### [Objective]
From the listing below, restate word for word the lines from the line containing "Reproduce this diagram with TikZ." down through the line containing "(378,380) -- (1058,380);". Exclude pictures.

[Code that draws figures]
>>>>>
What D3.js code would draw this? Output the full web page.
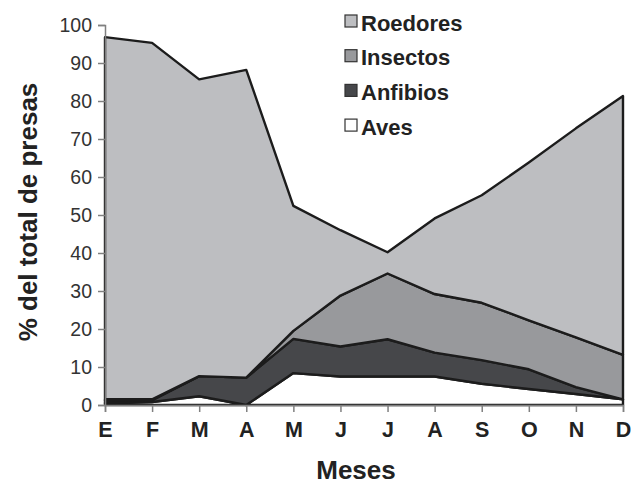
<!DOCTYPE html>
<html>
<head>
<meta charset="utf-8">
<script src="https://cdn.jsdelivr.net/npm/d3@7"></script>
<style>
  body { margin: 0; background: #fff; }
  svg { font-family: "Liberation Sans", Arial, sans-serif; }
</style>
</head>
<body>
<div id="chart"></div>
<script>
// data (% of prey per month)
var months = ['E', 'F', 'M', 'A', 'M', 'J', 'J', 'A', 'S', 'O', 'N', 'D'];
var aves      = [0.5, 0.8, 2.3, 0.0, 8.4, 7.5, 7.5, 7.5, 5.6, 4.2, 2.9, 1.5];
var anfibios  = [0.7, 0.5, 5.3, 7.2, 9.0, 7.9, 9.8, 6.3, 6.2, 5.2, 1.8, 0.0];
var insectos  = [0.3, 0.2, 0.0, 0.0, 2.1, 13.4, 17.3, 15.4, 15.1, 12.9, 13.1, 11.7];
var roedores  = [95.3, 93.8, 78.1, 81.0, 32.9, 17.2, 5.6, 19.9, 28.3, 41.5, 55.0, 68.1];
var yTicks = [0, 10, 20, 30, 40, 50, 60, 70, 80, 90, 100];

var keys = ['Aves', 'Anfibios', 'Insectos', 'Roedores'];
var colors = { Roedores: '#bdbec1', Insectos: '#98999c', Anfibios: '#46474a', Aves: '#ffffff' };
var legendOrder = ['Roedores', 'Insectos', 'Anfibios', 'Aves'];

var table = months.map(function(m, i) {
  return { i: i, Aves: aves[i], Anfibios: anfibios[i], Insectos: insectos[i], Roedores: roedores[i] };
});

var svg_width = 633, svg_height = 485;
var plot = { left: 105, right: 623, top: 25, bottom: 405 };

var svg = d3.select('#chart').append('svg')
  .attr('width', svg_width).attr('height', svg_height);

var x = d3.scalePoint().domain(d3.range(months.length)).range([plot.left, plot.right]);
var y = d3.scaleLinear().domain([0, 100]).range([plot.bottom, plot.top]);

var stacked = d3.stack().keys(keys)(table);

var area = d3.area()
  .x(function(d) { return x(d.data.i); })
  .y0(function(d) { return y(d[0]); })
  .y1(function(d) { return y(d[1]); });

svg.append('g').selectAll('path').data(stacked).enter().append('path')
  .attr('d', area)
  .attr('fill', function(d) { return colors[d.key]; })
  .attr('stroke', '#1c1c1c')
  .attr('stroke-width', 2.4)
  .attr('stroke-linejoin', 'round');

// axes
var yAxis = svg.append('g')
  .attr('transform', 'translate(' + plot.left + ',0)')
  .call(d3.axisLeft(y).tickValues(yTicks).tickSize(7).tickPadding(6));
var xAxis = svg.append('g')
  .attr('transform', 'translate(0,' + plot.bottom + ')')
  .call(d3.axisBottom(x).tickSize(7).tickPadding(10).tickFormat(function(i) { return months[i]; }));

[yAxis, xAxis].forEach(function(g) {
  g.select('.domain').attr('stroke', '#808080').attr('stroke-width', 1.5);
  g.selectAll('.tick line').attr('stroke', '#808080').attr('stroke-width', 1.5);
});
yAxis.selectAll('.tick text')
  .attr('font-size', 19.5).attr('fill', '#333').attr('font-family', '"Liberation Sans", Arial, sans-serif');
xAxis.selectAll('.tick text')
  .attr('font-size', 21.5).attr('font-weight', 'bold').attr('fill', '#222')
  .attr('font-family', '"Liberation Sans", Arial, sans-serif');

// titles
svg.append('text')
  .attr('transform', 'translate(37,212) rotate(-90)')
  .attr('text-anchor', 'middle')
  .attr('font-size', 26).attr('font-weight', 'bold').attr('fill', '#222')
  .text('% del total de presas');

svg.append('text')
  .attr('x', 356).attr('y', 479)
  .attr('text-anchor', 'middle')
  .attr('font-size', 26).attr('font-weight', 'bold').attr('fill', '#222')
  .text('Meses');

// legend
var legend = svg.selectAll('.legend').data(legendOrder).enter().append('g')
  .attr('class', 'legend')
  .attr('transform', function(d, i) { return 'translate(345,' + (15 + i * 34.7) + ')'; });

legend.append('rect')
  .attr('width', 12).attr('height', 12)
  .attr('fill', function(d) { return colors[d]; })
  .attr('stroke', '#333').attr('stroke-width', 1.2);

legend.append('text')
  .attr('x', 16).attr('y', 15.5)
  .attr('font-size', 22).attr('font-weight', 'bold').attr('fill', '#222')
  .text(function(d) { return d; });
</script>
</body>
</html>
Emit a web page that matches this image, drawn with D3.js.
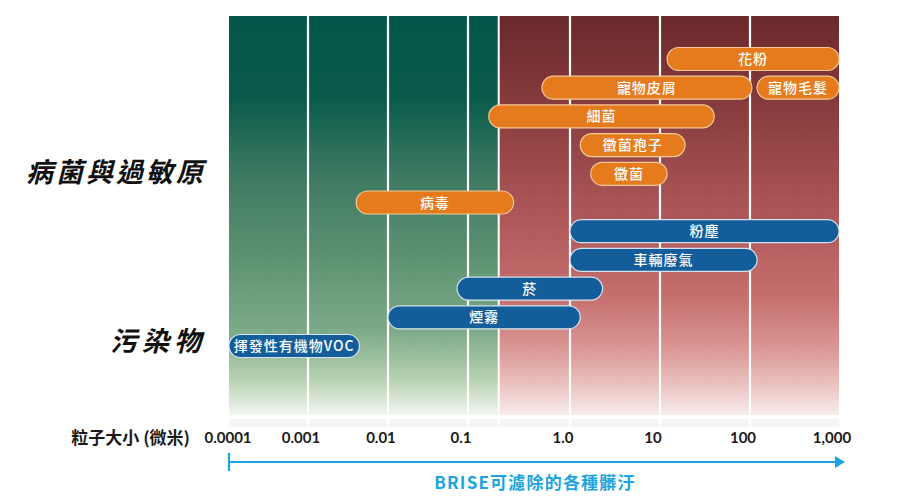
<!DOCTYPE html>
<html><head><meta charset="utf-8">
<script src="https://cdn.jsdelivr.net/npm/d3@7"></script>
<style>
html,body{margin:0;padding:0;background:#fff;}
svg{display:block;font-family:"Noto Sans CJK TC","Noto Sans",sans-serif;}
</style></head>
<body><svg id="chart" width="900" height="500"></svg>
<script>
// ---- data ----
const tickValues = [0.0001, 0.001, 0.01, 0.1, 1, 10, 100, 1000];
const tickLabels = ["0.0001", "0.001", "0.01", "0.1", "1.0", "10", "100", "1,000"];
const boundaryValue = 0.2; // green / red split (µm)
const names  = ["花粉", "寵物皮屑", "寵物毛髮", "細菌", "黴菌孢子", "黴菌", "病毒", "粉塵", "車輛廢氣", "菸", "煙霧", "揮發性有機物VOC"];
const rowIdx = [0, 1, 1, 2, 3, 4, 5, 6, 7, 8, 9, 10];
const lows   = [12, 0.53, 120, 0.16, 1.3, 1.7, 0.004, 1, 1, 0.073, 0.01, 0.0001];
const highs  = [1000, 105, 1000, 40, 19, 12, 0.28, 1000, 120, 2.3, 1.3, 0.0044];
const groups = ["allergen", "allergen", "allergen", "allergen", "allergen", "allergen", "allergen", "pollutant", "pollutant", "pollutant", "pollutant", "pollutant"];
const groupLabels = ["病菌與過敏原", "污染物"];
const groupRows = [4, 9.9];
const axisTitle = "粒子大小 (微米)";
const footer = "BRISE可濾除的各種髒汙";

// ---- layout ----
const svg = d3.select("#chart");
const plotTop = 16, plotBottom = 415;
const x = d3.scaleLog()
  .domain(tickValues)
  .range([229, 308, 388, 468, 570, 660, 750, 839]);
const y = d3.scalePoint().domain(d3.range(11)).range([59, 346]);
const barH = 23;

const defs = svg.append("defs");
function grad(id, stops) {
  const g = defs.append("linearGradient").attr("id", id)
    .attr("x1", 0).attr("y1", 0).attr("x2", 0).attr("y2", 1);
  stops.forEach(s => g.append("stop").attr("offset", s[0]).attr("stop-color", s[1]));
}
grad("gGreen", [[0, "#03574a"], [0.2, "#0a5a4b"], [0.41, "#3f7a62"], [0.6, "#5b9170"], [0.79, "#7caa88"], [0.91, "#b6d1b1"], [1, "#f3f7f1"]]);
grad("gRed", [[0, "#6a292c"], [0.21, "#853a3b"], [0.51, "#af5759"], [0.7, "#c46e6c"], [0.83, "#d99593"], [0.93, "#ebc5c2"], [1, "#f8eeec"]]);
grad("gGridFade", [[0, "#000000"], [0.3, "#ffffff"], [1, "#ffffff"]]);

// grid pattern
const pat = defs.append("pattern").attr("id", "grid").attr("width", 11).attr("height", 11)
  .attr("patternUnits", "userSpaceOnUse");
pat.append("path").attr("d", "M11 0 V11 M0 11 H11").attr("stroke", "#ffffff")
  .attr("stroke-width", 1).attr("fill", "none").attr("opacity", 0.05);
const mask = defs.append("mask").attr("id", "gridMask");
mask.append("rect").attr("x", 0).attr("y", 100).attr("width", 900).attr("height", 320).attr("fill", "url(#gGridFade)");

const xl = x(tickValues[0]), xr = x(tickValues[tickValues.length - 1]), xb = x(boundaryValue);
svg.append("rect").attr("x", xl).attr("y", plotTop).attr("width", xb - xl).attr("height", plotBottom - plotTop).attr("fill", "url(#gGreen)");
svg.append("rect").attr("x", xb).attr("y", plotTop).attr("width", xr - xb).attr("height", plotBottom - plotTop).attr("fill", "url(#gRed)");
svg.append("rect").attr("x", xl).attr("y", 100).attr("width", xr - xl).attr("height", plotBottom - 100)
  .attr("fill", "url(#grid)").attr("mask", "url(#gridMask)");

// faint reflection strip
svg.append("rect").attr("x", xl).attr("y", 419).attr("width", xr - xl).attr("height", 8)
  .attr("fill", "#f2f2f0").attr("opacity", 0.8);

// vertical separators
const sepVals = tickValues.slice(1, -1).concat([boundaryValue]);
svg.selectAll("line.sep").data(sepVals).join("line")
  .attr("x1", d => x(d)).attr("x2", d => x(d))
  .attr("y1", plotTop).attr("y2", plotBottom + 12)
  .attr("stroke", "#ffffff").attr("stroke-width", d => d === boundaryValue ? 2 : 2.2);

// bars
const bars = d3.range(names.length).map(i => ({
  name: names[i], row: rowIdx[i], lo: lows[i], hi: highs[i], g: groups[i]
}));
const bg = svg.append("g");
bg.selectAll("rect").data(bars).join("rect")
  .attr("x", d => x(d.lo)).attr("y", d => y(d.row) - barH / 2)
  .attr("width", d => x(d.hi) - x(d.lo)).attr("height", barH)
  .attr("rx", barH / 2).attr("ry", barH / 2)
  .attr("fill", d => d.g === "allergen" ? "#e57b1d" : "#135e9a")
  .attr("stroke", d => d.g === "allergen" ? "#f5c99a" : "#d3e2ee")
  .attr("stroke-width", 1.2);
bg.selectAll("text").data(bars).join("text")
  .attr("x", d => (x(d.lo) + x(d.hi)) / 2).attr("y", d => y(d.row) + 5)
  .attr("text-anchor", "middle").attr("fill", "#ffffff")
  .attr("font-size", 14).attr("font-weight", 500).attr("letter-spacing", 1)
  .text(d => d.name);

// group labels
svg.selectAll("text.grp").data(groupLabels).join("text")
  .attr("class", "grp")
  .attr("x", 206).attr("y", (d, i) => y(0) + groupRows[i] * (y(1) - y(0)) + 8)
  .attr("text-anchor", "end").attr("fill", "#111")
  .attr("font-size", 27).attr("font-weight", 700).attr("font-style", "italic")
  .attr("letter-spacing", (d, i) => i === 0 ? 3 : 5)
  .text(d => d);

// axis labels
svg.append("text").attr("x", 190).attr("y", 444).attr("text-anchor", "end")
  .attr("fill", "#1a1a1a").attr("font-size", 17).attr("font-weight", 700).text(axisTitle);
svg.selectAll("text.tick").data(tickValues).join("text")
  .attr("class", "tick")
  .attr("x", (d, i) => x(d) + (i === 0 ? -1 : -7)).attr("y", 443)
  .attr("text-anchor", "middle").attr("fill", "#1a1a1a")
  .attr("font-family", "Lato, 'Noto Sans', sans-serif")
  .attr("font-size", 15).attr("font-weight", 700)
  .text((d, i) => tickLabels[i]);

// arrow
const blue = "#1ba4dd";
svg.append("line").attr("x1", xl).attr("x2", xr - 2).attr("y1", 462).attr("y2", 462)
  .attr("stroke", blue).attr("stroke-width", 2.2);
svg.append("line").attr("x1", xl).attr("x2", xl).attr("y1", 453).attr("y2", 471)
  .attr("stroke", blue).attr("stroke-width", 2.2);
svg.append("path").attr("d", `M${xr - 4},456 L${xr + 6},462 L${xr - 4},468 Z`).attr("fill", blue);
svg.append("text").attr("x", 535).attr("y", 489).attr("text-anchor", "middle")
  .attr("fill", blue).attr("font-size", 17).attr("font-weight", 700).attr("letter-spacing", 1.2)
  .text(footer);
</script></body></html>
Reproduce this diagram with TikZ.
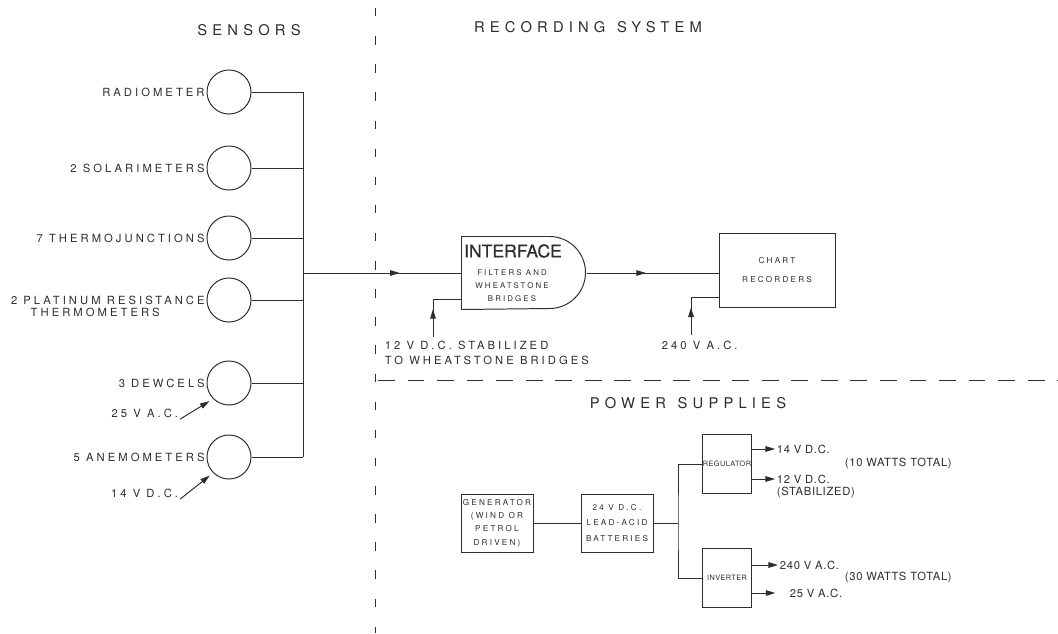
\documentclass[tikz,border=0pt]{standalone}
\usepackage{fontspec}
\setmainfont{TeX Gyre Heros}[LetterSpace=27]
\newfontfamily\headfont{TeX Gyre Heros}[LetterSpace=35]
\newfontfamily\ifacefont{TeX Gyre Heros}[FakeBold=0.6]
\newfontfamily\tightfont{TeX Gyre Heros}[LetterSpace=6]
\usepackage{tikz}
\usetikzlibrary{arrows.meta,positioning,calc,decorations.markings}
\definecolor{inkgray}{RGB}{45,45,45}

\begin{document}
\begin{tikzpicture}[x=0.025cm,y=-0.025cm,line width=0.7pt,draw=inkgray,
every node/.style={font=\fontsize{8}{10.7}\selectfont,text=inkgray,inner sep=1pt},
sensor/.style={circle,draw,minimum size=1.1cm,inner sep=0pt},
unit/.style={draw,align=center,inner sep=0pt,font=\fontsize{5.8}{9.5}\selectfont},
head/.style={font=\headfont\fontsize{10.5}{12}\selectfont},
outlbl/.style={anchor=west,font=\tightfont\fontsize{8}{10}\selectfont},
tip/.style={-{Triangle[length=2.4mm,width=1.4mm]}},
midarr/.style={postaction={decorate},decoration={markings,mark=at position #1 with {\arrow{Triangle[length=2.4mm,width=1.4mm]}}}}]
\useasboundingbox (0,0) rectangle (1058,633);

% section headings and separators
\node[head] (hsens) at (249,30) {SENSORS};
\node[head] (hrec) at (588,27) {RECORDING\ \,SYSTEM};
\node[head] (hpow) at (688,403) {POWER\ \,SUPPLIES};
\draw[dash pattern=on 6pt off 14pt] (375,8) -- (375,633);
\draw[dash pattern=on 12pt off 9pt] (378,380) -- (1058,380);

% sensors
\node[sensor] (rad) at (229,92) {};
\node[left=0pt of rad] (lrad) {RADIOMETER};
\node[sensor] (sol) at (229,168) {};
\node[left=0pt of sol] (lsol) {2 SOLARIMETERS};
\node[sensor] (thj) at (229,238) {};
\node[left=0pt of thj] (lthj) {7 THERMOJUNCTIONS};
\node[sensor] (plat) at (229,300) {};
\node[left=0pt of plat] (lplat) {2 PLATINUM RESISTANCE};
\node[anchor=north west,xshift=14pt] (lplat2) at (lplat.south west) {THERMOMETERS};
\node[sensor] (dew) at (229,383) {};
\node[left=0pt of dew] (ldew) {3 DEWCELS};
\node[sensor] (anem) at (229,457) {};
\node[left=0pt of anem] (lanem) {5 ANEMOMETERS};
\node[anchor=east] (v25) at (180,413) {25 V A.C.};
\node[anchor=east] (v14) at (180,493) {14 V D.C.};
\draw[tip,shorten >=3pt] (v25.south east) -- (dew.south west);
\draw[tip,shorten >=3pt] (v14.south east) -- (anem.south west);

% collecting bus
\coordinate (bustop) at (303,92);
\coordinate (busbot) at (303,457);
\coordinate (tap) at (303,273);
\draw (bustop) -- (busbot);
\draw (rad.east) -- (bustop);
\draw (sol.east) -- (sol.east -| bustop);
\draw (thj.east) -- (thj.east -| bustop);
\draw (plat.east) -- (plat.east -| bustop);
\draw (dew.east) -- (dew.east -| bustop);
\draw (anem.east) -- (busbot);

% recording system
\node[minimum width=3.1cm,minimum height=1.8cm] (iface) at (524,273) {};
\draw (iface.north west) -- ++(88,0) arc[start angle=-90,end angle=90,radius=36] -- (iface.south west) -- cycle;
\node[font=\ifacefont\fontsize{12.5}{14}\selectfont] (iftitle) at (513,251) {INTERFACE};
\node[align=center,font=\fontsize{5.6}{9.2}\selectfont] (iftext) at (512,286) {FILTERS AND\\WHEATSTONE\\BRIDGES};
\node[unit,minimum width=2.9cm,minimum height=1.85cm] (chart) at (777,270) {CHART\\[4pt]RECORDERS};
\draw[midarr=0.61] (tap) -- (iface.west);
\draw[midarr=0.45] (iface.east) -- (iface.east -| chart.west);
\coordinate (feed12) at (433,337);
\coordinate (feed240) at (691,335);
\draw[midarr=0.42] (feed12) |- ($(iface.west)+(0,26)$);
\draw[midarr=0.42] (feed240) |- ($(chart.west)+(0,27)$);
\node[anchor=north west,align=left] (l12) at (383,339) {12 V D.C. STABILIZED\\TO WHEATSTONE BRIDGES};
\node[anchor=north west] (l240) at (660,339) {240 V A.C.};

% power supplies
\node[unit,minimum width=1.8cm,minimum height=1.45cm] (gen) at (497,523) {GENERATOR\\(WIND OR\\PETROL\\DRIVEN)};
\node[unit,minimum width=1.8cm,minimum height=1.45cm,font=\fontsize{5.8}{11}\selectfont] (bat) at (617,523) {24 V D.C.\\LEAD-ACID\\BATTERIES};
\node[unit,minimum width=1.225cm,minimum height=1.475cm,label={[font=\tightfont\fontsize{5.2}{6}\selectfont]center:REGULATOR}] (reg) at (727,464) {};
\node[unit,minimum width=1.225cm,minimum height=1.475cm,label={[font=\tightfont\fontsize{5.2}{6}\selectfont]center:INVERTER}] (inv) at (727,578) {};
\coordinate (jn) at (678,523);
\draw (gen) -- (bat);
\draw (bat) -- (jn);
\draw (reg.west) -| (jn) |- (inv.west);
\node[outlbl] (o14) at (775,449) {14 V D.C.};
\node[outlbl] (o12) at (775,479) {12 V D.C.};
\node[outlbl,anchor=north west] (ostab) at (o12.south west) {(STABILIZED)};
\node[outlbl] (w10) at (843,463) {(10 WATTS TOTAL)};
\node[outlbl] (o240) at (778,565) {240 V A.C.};
\node[outlbl] (o25) at (788,593) {25 V A.C.};
\node[outlbl] (w30) at (843,577) {(30 WATTS TOTAL)};
\draw[tip] (reg.east |- o14) -- (o14.west);
\draw[tip] (reg.east |- o12) -- (o12.west);
\draw[tip] (inv.east |- o240) -- (o240.west);
\draw[tip,shorten >=9pt] (inv.east |- o25) -- (o25.west);
\end{tikzpicture}
\end{document}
<<<<<
### [Result]
Reproduce this diagram with TikZ.
\documentclass[tikz,border=0pt]{standalone}
\usepackage{fontspec}
\setmainfont{TeX Gyre Heros}[LetterSpace=27]
\newfontfamily\headfont{TeX Gyre Heros}[LetterSpace=35]
\newfontfamily\ifacefont{TeX Gyre Heros}[FakeBold=0.6]
\newfontfamily\tightfont{TeX Gyre Heros}[LetterSpace=6]
\usepackage{tikz}
\usetikzlibrary{arrows.meta,positioning,calc,decorations.markings}
\definecolor{inkgray}{RGB}{45,45,45}

\begin{document}
\begin{tikzpicture}[x=0.025cm,y=-0.025cm,line width=0.7pt,draw=inkgray,
every node/.style={font=\fontsize{8}{10.7}\selectfont,text=inkgray,inner sep=1pt},
sensor/.style={circle,draw,minimum size=1.1cm,inner sep=0pt},
unit/.style={draw,align=center,inner sep=0pt,font=\fontsize{5.8}{9.5}\selectfont},
head/.style={font=\headfont\fontsize{10.5}{12}\selectfont},
outlbl/.style={anchor=west,font=\tightfont\fontsize{8}{10}\selectfont},
tip/.style={-{Triangle[length=2.4mm,width=1.4mm]}},
midarr/.style={postaction={decorate},decoration={markings,mark=at position #1 with {\arrow{Triangle[length=2.4mm,width=1.4mm]}}}}]
\useasboundingbox (0,0) rectangle (1058,633);

% section headings and separators
\node[head] (hsens) at (249,30) {SENSORS};
\node[head] (hrec) at (588,27) {RECORDING\ \,SYSTEM};
\node[head] (hpow) at (688,403) {POWER\ \,SUPPLIES};
\draw[dash pattern=on 6pt off 14pt] (375,8) -- (375,633);
\draw[dash pattern=on 12pt off 9pt] (378,380) -- (1058,380);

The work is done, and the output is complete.